For humans, positional holiness can only be achieved through the application of the blood of the Lamb of God through faith. When one comes to the conviction that Jesus Christ died for his or her sin and that he or she is trusting that blood alone to make them acceptable to God, that one has become positionally holy. His or her tabernacle of flesh has been sprinkled with blood. As the Holy Spirit inhabits that sprinkled tabernacle, that one has now become one with God and is thereby made substantially holy. Since our tabernacles are made of transitory stuff, God has appointed a day when all that is passing will be transformed into that which is not.
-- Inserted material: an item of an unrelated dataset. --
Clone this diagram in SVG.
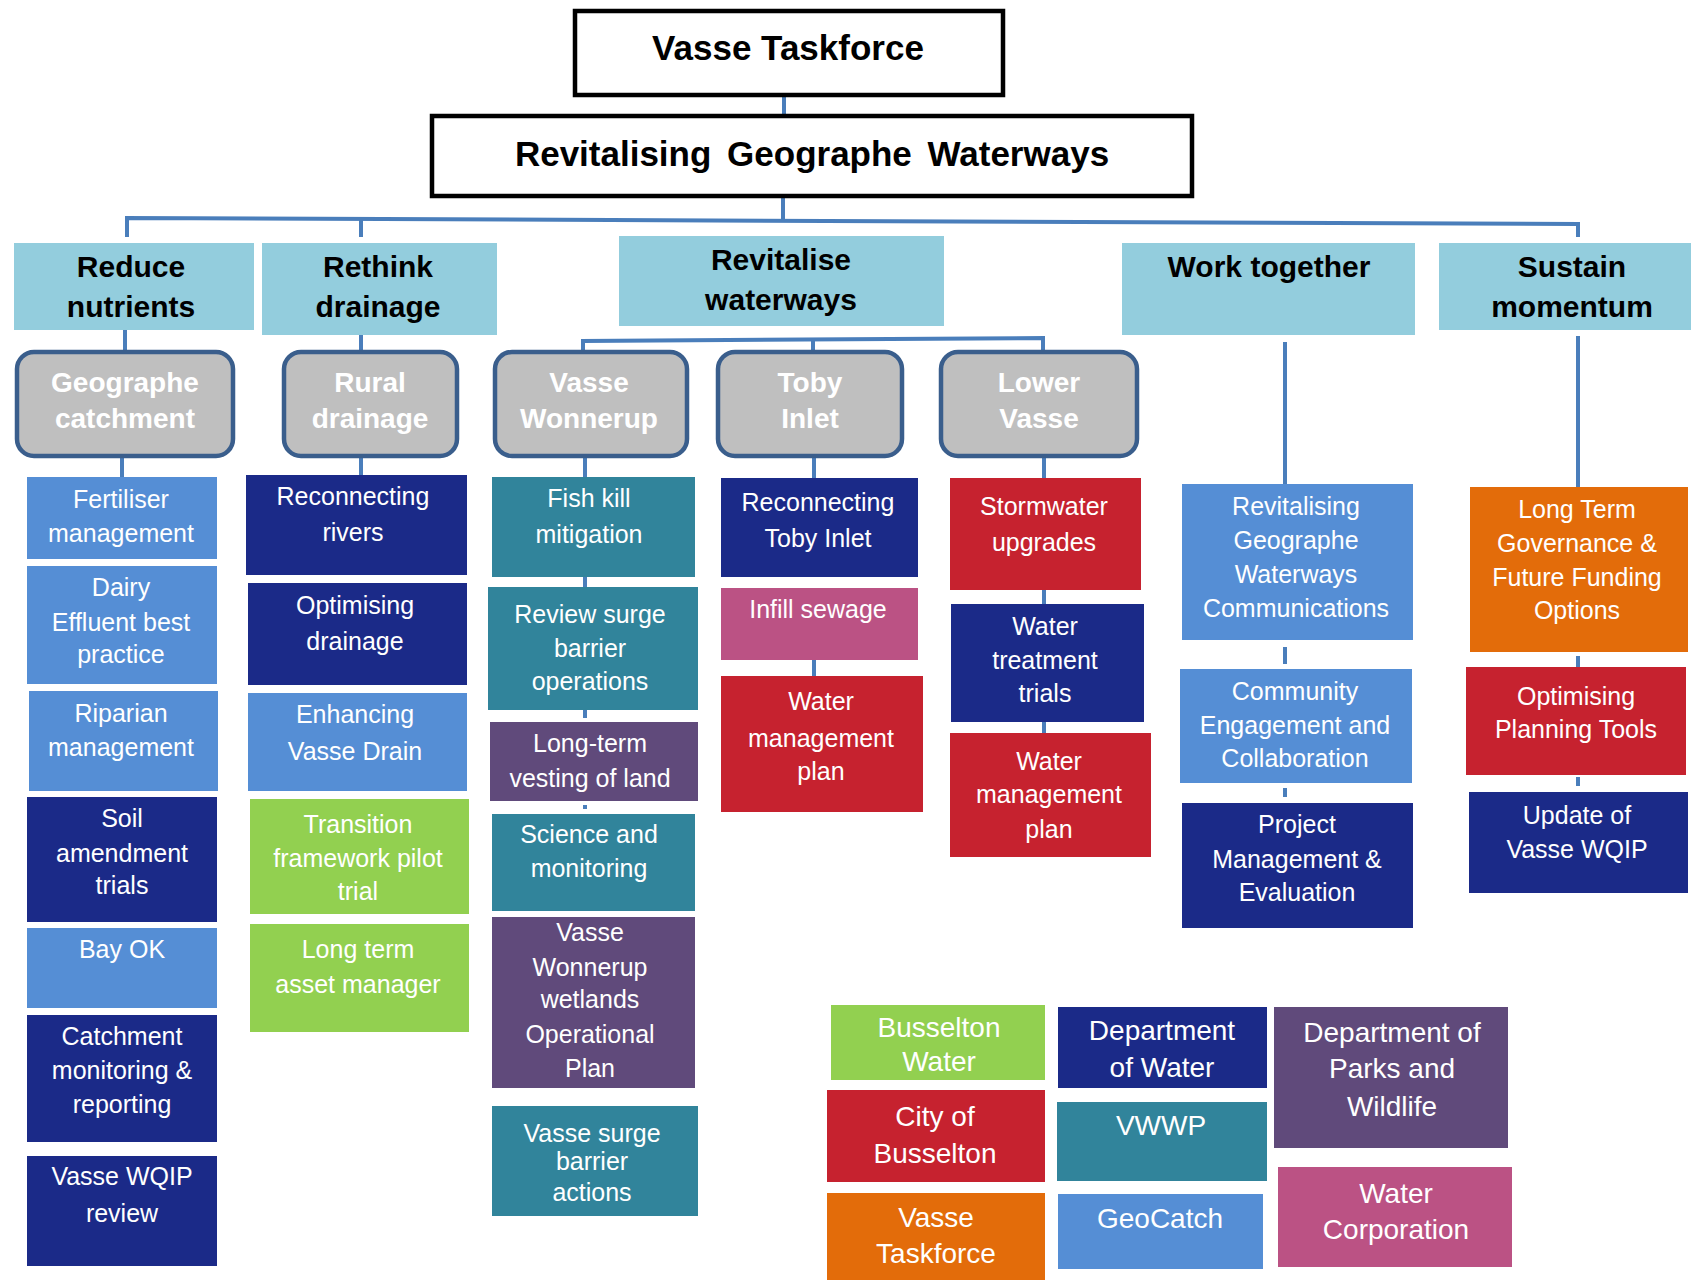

Our substantial holiness will then be perfect.

Notice, I have made no reference to efforts or toil in explaining the biblical concept and process of holiness. Had I done so, I would have been in error. Holiness is not something developed from that which is not holy of itself. Holiness is a derivative property for all but him who alone is holy. For us who are not him, holiness comes imputed and imported. To walk in holiness, then, what is required is not a supernatural effort from that which is only natural, but an abandoned cooperation of the natural with the supernatural who has come in.

Thursday, October 1, 2009

How Does One Become Holy?

In the Matrix, there is a number of scenes where Agent Smith infiltrates a person, who then goes through what looks like a very painful transformation--stretcho, change-o, then snaps back into the shape of Agent Smith. Believe it or not, I actually think that is a great illustration of how a Christian becomes holy.

We look at a statement like "be holy as the Lord is holy," and instantly jump to the wrong conclusion: we think it is something we can achieve if we set our minds to it and get it done. Nothing could be further from the truth. It just isn't in the nature of the beast for a human to be holy. God alone can be attributed with that quality.

The most fundamental way to conceive of the notion of holy is to think "other" or "distinctly separate." No one can fit that description but God (see link in post title). Everything else, everyone else is just part of the creation, generally along with countless other examples of the same sort. "Other" in the realm of the created is a relative term at best!

God stands alone (and when I say that, I mean the trinitarian Godhead). Nothing else is what he is; nothing else has independent existence as he does; everything else was fashioned by him, yet he was fashioned by nothing. We generally jump immediately to the moral repercussions of God's separateness when speaking of holiness, but to do so is to not go deep enough into the subject.

If we don't plumb far enough, however, we generally devolve into some kind of petty rule keeping regimen in order to give us some sense we're aligned with the command to be holy. Holiness, however, can never arise from that which is intrinsically unholy. So, perhaps we need to rethink the force of the command, and see it more as an invitation. Like any of the commands of God in the old covenant, the point was not to elicit actual obedience, but to make us aware of just how unholy we truly are, and thereby to lead us to the gracious hand of Christ.

Oh, it's not that it's possible to be unholy and get along with with God, it's just that we can't achieve holiness by our own efforts. If we're to be holy, as we must to get into heaven (not to earn it, but just to survive it), holiness has to come to us, imported like oil is to Singapore. Since we must be holy to co-exist with God, we must come to Christ and receive the gift of his nature which alone is holy. When the holy one is in us, holiness becomes possible for us.